Наступила напряжённая пауза. Наконец Абакумов сказал:
— Подпишите вот этот документ, и через несколько часов вы будете на свободе. Рядом с дочерью.
— Что это? — спросила она.
— Ваши показания.
— Что в них?
— Правда, — улыбнулся Абакумов. — Свидетельские показания о том, что ваш муж, генерал Крюков, и маршал Жуков вели разговоры, порочащие правительство, армию и товарища Сталина.
— Я подобный вздор подписывать не буду.
Больше она не проронила ни слова.
В ту ночь Русланову увели не в камеру, а в карцер, находившийся в подвале. На стенах там висел иней. Верхнюю одежду у неё отобрали.
Дверь за спиной тяжело захлопнулась, звякнул засов. На узницу сразу дохнуло холодом. Иней медленно опадал со стен и потолка, превращался на бетонном полу в мокрые пятна. Похоже, здесь совсем недавно находилась холодильная установка.
Вскоре холод стал невыносимым. Русланову трясло. Она начала кричать. Она звала министра. Звала его по имени и отчеству, как час назад называла во время странного допроса.
И к ней пришли. Не министр, конечно. Пришёл следователь. Прежний. И сказал:
— Зачем вы кричите? Напрасно отказались подписывать. Ещё не поздно подумать и подписать. — Следователь помолчал, сочувственно вздохнул и сказал: — Ну что вы, Лидия Андреевна, упираетесь. Подмахните эту бумагу и дело с концом. В лагере ведь полегче будет… чем здесь…
— Послушайте, — сказала она, дрожа от холода и негодования, — зачем вы меня поместили в эту камеру? Ведь я — певица. У меня от переохлаждения голос пропадёт. Вы же не отрубаете руки рабочим!
Следователь, подумав, приказал вернуть ей одежду и отвести в общую камеру. Она возвращалась в тепло. Это было первой её победой. И не только над собой.

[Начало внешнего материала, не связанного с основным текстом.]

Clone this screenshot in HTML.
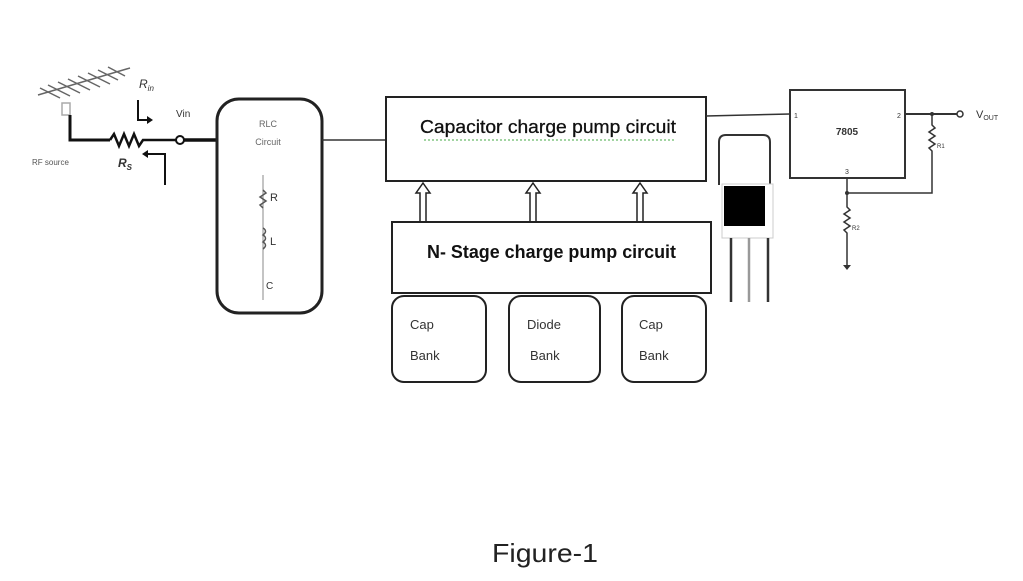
<!DOCTYPE html>
<html><head><style>
body{margin:0;background:#fff;}
svg text{font-family:"Liberation Sans",sans-serif;}
</style></head><body>
<svg width="1023" height="576" viewBox="0 0 1023 576" xmlns="http://www.w3.org/2000/svg">
<rect width="1023" height="576" fill="#fff"/>
<!-- antenna -->
<g stroke="#666" stroke-width="1.5" fill="none">
<line x1="38" y1="95" x2="130" y2="68"/>
<line x1="40" y1="88" x2="60" y2="98"/><line x1="48" y1="85" x2="70" y2="96"/><line x1="58" y1="82" x2="80" y2="93"/>
<line x1="68" y1="79" x2="90" y2="90"/><line x1="78" y1="76" x2="100" y2="87"/><line x1="88" y1="73" x2="110" y2="84"/>
<line x1="98" y1="70" x2="118" y2="80"/><line x1="108" y1="67" x2="125" y2="76"/>
<rect x="62" y="103" width="8" height="12" stroke="#aaa"/>
</g>
<path d="M70 115 V140 H110" stroke="#111" stroke-width="3" fill="none"/>
<path d="M110 140 l4 -6 l5 12 l5 -12 l5 12 l5 -12 l5 12 l4 -6 H176" stroke="#111" stroke-width="2.5" fill="none"/>
<circle cx="180" cy="140" r="4" fill="#fff" stroke="#111" stroke-width="2"/>
<line x1="184" y1="140" x2="216" y2="140" stroke="#111" stroke-width="3.5"/>
<path d="M138 100 V120 H150" stroke="#111" stroke-width="2" fill="none"/><path d="M147 116 l6 4 l-6 4z" fill="#111"/>
<path d="M165 185 V154 H145" stroke="#111" stroke-width="2" fill="none"/><path d="M148 150 l-6 4 l6 4z" fill="#111"/>
<text x="139" y="88" font-size="12" font-style="italic" fill="#333">R<tspan font-size="8" dy="3">in</tspan></text>
<text x="118" y="167" font-size="12" font-style="italic" font-weight="bold" fill="#333">R<tspan font-size="8" dy="3">S</tspan></text>
<text x="176" y="117" font-size="10" fill="#333">Vin</text>
<text x="32" y="165" font-size="8" fill="#555">RF source</text>
<!-- RLC -->
<rect x="217" y="99" width="105" height="214" rx="22" fill="none" stroke="#222" stroke-width="3"/>
<text x="268" y="127" font-size="9" fill="#666" text-anchor="middle">RLC</text>
<text x="268" y="145" font-size="9" fill="#666" text-anchor="middle">Circuit</text>
<line x1="263" y1="175" x2="263" y2="300" stroke="#888" stroke-width="1"/>
<path d="M263 190 l3 3 l-6 4 l6 4 l-6 4 l3 3 M263 228 q5 3 0 7 q5 3 0 7 q5 3 0 7" stroke="#555" stroke-width="1.5" fill="none"/>
<text x="270" y="201" font-size="11" fill="#333">R</text>
<text x="270" y="245" font-size="11" fill="#333">L</text>
<text x="266" y="289" font-size="10" fill="#333">C</text>
<line x1="322" y1="140" x2="386" y2="140" stroke="#333" stroke-width="1.5"/>
<!-- charge pump -->
<rect x="386" y="97" width="320" height="84" fill="none" stroke="#222" stroke-width="2"/>
<text x="420" y="133" font-size="18" textLength="256" lengthAdjust="spacingAndGlyphs" fill="#111" stroke="#111" stroke-width="0.3">Capacitor charge pump circuit</text>
<line x1="424" y1="140" x2="675" y2="140" stroke="#4a4" stroke-width="1" stroke-dasharray="2 2"/>
<g fill="#fff" stroke="#222" stroke-width="1.5">
<path d="M420 222 V193 H416 L423 183 L430 193 H426 V222Z"/>
<path d="M530 222 V193 H526 L533 183 L540 193 H536 V222Z"/>
<path d="M637 222 V193 H633 L640 183 L647 193 H643 V222Z"/>
</g>
<rect x="392" y="222" width="319" height="71" fill="none" stroke="#222" stroke-width="2"/>
<text x="427" y="258" font-size="18" font-weight="bold" textLength="249" lengthAdjust="spacingAndGlyphs" fill="#111">N- Stage charge pump circuit</text>
<g fill="none" stroke="#222" stroke-width="2">
<rect x="392" y="296" width="94" height="86" rx="12"/>
<rect x="509" y="296" width="91" height="86" rx="12"/>
<rect x="622" y="296" width="84" height="86" rx="12"/>
</g>
<g font-size="13" fill="#333">
<text x="410" y="329">Cap</text><text x="410" y="360">Bank</text>
<text x="527" y="329">Diode</text><text x="530" y="360">Bank</text>
<text x="639" y="329">Cap</text><text x="639" y="360">Bank</text>
</g>
<!-- TO-220 -->
<path d="M719 185 V142 q0 -7 7 -7 H763 q7 0 7 7 V185" fill="none" stroke="#333" stroke-width="2"/>
<rect x="722" y="184" width="51" height="54" fill="#fff" stroke="#ccc"/>
<rect x="724" y="186" width="41" height="40" fill="#000"/>
<g stroke="#333" stroke-width="2.5"><line x1="731" y1="238" x2="731" y2="302"/><line x1="749" y1="238" x2="749" y2="302" stroke="#999"/><line x1="768" y1="238" x2="768" y2="302"/></g>
<!-- 7805 -->
<line x1="706" y1="116" x2="790" y2="114" stroke="#333" stroke-width="1.5"/>
<rect x="790" y="90" width="115" height="88" fill="none" stroke="#333" stroke-width="2"/>
<text x="847" y="135" font-size="10" font-weight="bold" text-anchor="middle" fill="#333">7805</text>
<text x="794" y="118" font-size="7" fill="#333">1</text><text x="897" y="118" font-size="7" fill="#333">2</text><text x="845" y="174" font-size="7" fill="#333">3</text>
<line x1="905" y1="114" x2="957" y2="114" stroke="#333" stroke-width="2"/>
<circle cx="960" cy="114" r="3" fill="#fff" stroke="#333" stroke-width="1.5"/>
<circle cx="932" cy="114" r="2" fill="#333"/>
<text x="976" y="118" font-size="11" fill="#333">V<tspan font-size="7" dy="2">OUT</tspan></text>
<path d="M932 114 V125 l3 3 l-6 4 l6 4 l-6 4 l6 4 l-6 4 l3 3 V193 H847" stroke="#333" stroke-width="1.5" fill="none"/>
<circle cx="847" cy="193" r="2" fill="#333"/>
<path d="M847 178 V207 l3 3 l-6 4 l6 4 l-6 4 l6 4 l-6 4 l3 3 V268" stroke="#333" stroke-width="1.5" fill="none"/>
<path d="M843 265 h8 l-4 5z" fill="#333"/>
<text x="937" y="148" font-size="6" fill="#333">R1</text><text x="852" y="230" font-size="6" fill="#333">R2</text>
<text x="492" y="562" font-size="26" textLength="106" lengthAdjust="spacingAndGlyphs" fill="#222">Figure-1</text>
</svg>
</body></html>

Её дело теперь вёл только майор МГБ Гришаев. Абакумов больше не приходил. И в холодильную камеру её больше не сажали.
— Какие награды вы имеете? — в другой раз спросил Гришаев.
И Русланова сразу поняла: теперь будут пытать по поводу ордена. Значит, ходят вокруг «Георгия Победоносца»…
— Я награждена медалью «За доблестный труд в Великой Отечественной войне»
[75].
— А разве других наград не имеете?
— Имею. — И тут же исправилась: — Имела. В августе 1945-го я была награждена орденом Отечественной войны первой степени.
Эта история по-прежнему больно ранила душу.
— В августе 1945-го я была награждена этим орденом, однако в 1947-м этот орден, как незаконно выданный, у меня отобрали.
— Кем вы были награждены?
Майор Гришаев загонял её в угол.
— Награждена я была по приказу командующего оккупационными войсками… Приказ есть в деле, можете посмотреть.
— Я посмотрю. Но вы отвечайте на поставленные вопросы.
(Эх, архивы, архивы… На них обычно возлагаются большие надежды. И становится очень горько, когда выясняется, что эти надежды напрасны… Руслановский архив оказался очень сильно подчищен. Отметили это ещё самые первые исследователи, которые занимались биографией не только великой певицы, но и великого полководца. Имя Жукова в следственном деле Руслановой и некоторые другие места тщательно вымараны.)